# PROBLEM TO SOLVE
Restate the listing that follows word for word, without its pictures.
--- BEGIN ---
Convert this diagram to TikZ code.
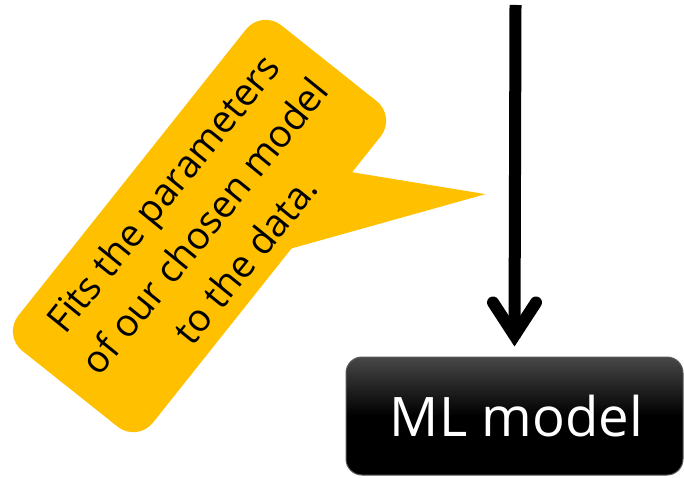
\documentclass[tikz,border=0pt]{standalone}
\usepackage{fontspec}
\setmainfont{Open Sans}
\definecolor{gold}{HTML}{FFC000}
\begin{document}
\begin{tikzpicture}[x=1pt,y=1pt,
  mlbox/.style={rounded corners=16pt, minimum width=337pt, minimum height=118pt,
    draw=black!65, line width=1pt, top color=black!72, bottom color=black,
    middle color=black, text=white, font=\fontsize{54.5}{64}\selectfont, inner sep=0pt},
  shaft/.style={line width=12pt},
  barb/.style={line width=12pt, line cap=round, line join=miter},
  calloutbg/.style={fill=gold},
  callouttext/.style={rotate=51, align=center, font=\fontsize{38}{53}\selectfont, text=black}]
\useasboundingbox (0,0) rectangle (684,477);
% ML model box
\node[mlbox] (ml) at (514.5,61) {\hspace*{4pt}ML model};
% arrow into the box
\coordinate (src) at (515.5,472);
\coordinate (vert) at ([yshift=21pt]ml.north);
\draw[shaft] (src) -- ([yshift=-2pt]vert);
\draw[barb] ([shift={(-21.5,33)}]vert) -- (vert) -- ([shift={(21.5,33)}]vert);
% callout
\begin{scope}[shift={(199.5,251)}, rotate=51.5]
  \fill[calloutbg, rounded corners=25pt] (-208,-86) rectangle (208,86);
  \fill[calloutbg] (37,-84) -- (203,-204) -- (136,-84) -- cycle;
\end{scope}
\node[callouttext] (note) at (204,251) {Fits the parameters\\of our chosen model\\to the data.};
\end{tikzpicture}
\end{document}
--- END ---
# COMPLETED TASK
Convert this diagram to TikZ code.
\documentclass[tikz,border=0pt]{standalone}
\usepackage{fontspec}
\setmainfont{Open Sans}
\definecolor{gold}{HTML}{FFC000}
\begin{document}
\begin{tikzpicture}[x=1pt,y=1pt,
  mlbox/.style={rounded corners=16pt, minimum width=337pt, minimum height=118pt,
    draw=black!65, line width=1pt, top color=black!72, bottom color=black,
    middle color=black, text=white, font=\fontsize{54.5}{64}\selectfont, inner sep=0pt},
  shaft/.style={line width=12pt},
  barb/.style={line width=12pt, line cap=round, line join=miter},
  calloutbg/.style={fill=gold},
  callouttext/.style={rotate=51, align=center, font=\fontsize{38}{53}\selectfont, text=black}]
\useasboundingbox (0,0) rectangle (684,477);
% ML model box
\node[mlbox] (ml) at (514.5,61) {\hspace*{4pt}ML model};
% arrow into the box
\coordinate (src) at (515.5,472);
\coordinate (vert) at ([yshift=21pt]ml.north);
\draw[shaft] (src) -- ([yshift=-2pt]vert);
\draw[barb] ([shift={(-21.5,33)}]vert) -- (vert) -- ([shift={(21.5,33)}]vert);
% callout
\begin{scope}[shift={(199.5,251)}, rotate=51.5]
  \fill[calloutbg, rounded corners=25pt] (-208,-86) rectangle (208,86);
  \fill[calloutbg] (37,-84) -- (203,-204) -- (136,-84) -- cycle;
\end{scope}
\node[callouttext] (note) at (204,251) {Fits the parameters\\of our chosen model\\to the data.};
\end{tikzpicture}
\end{document}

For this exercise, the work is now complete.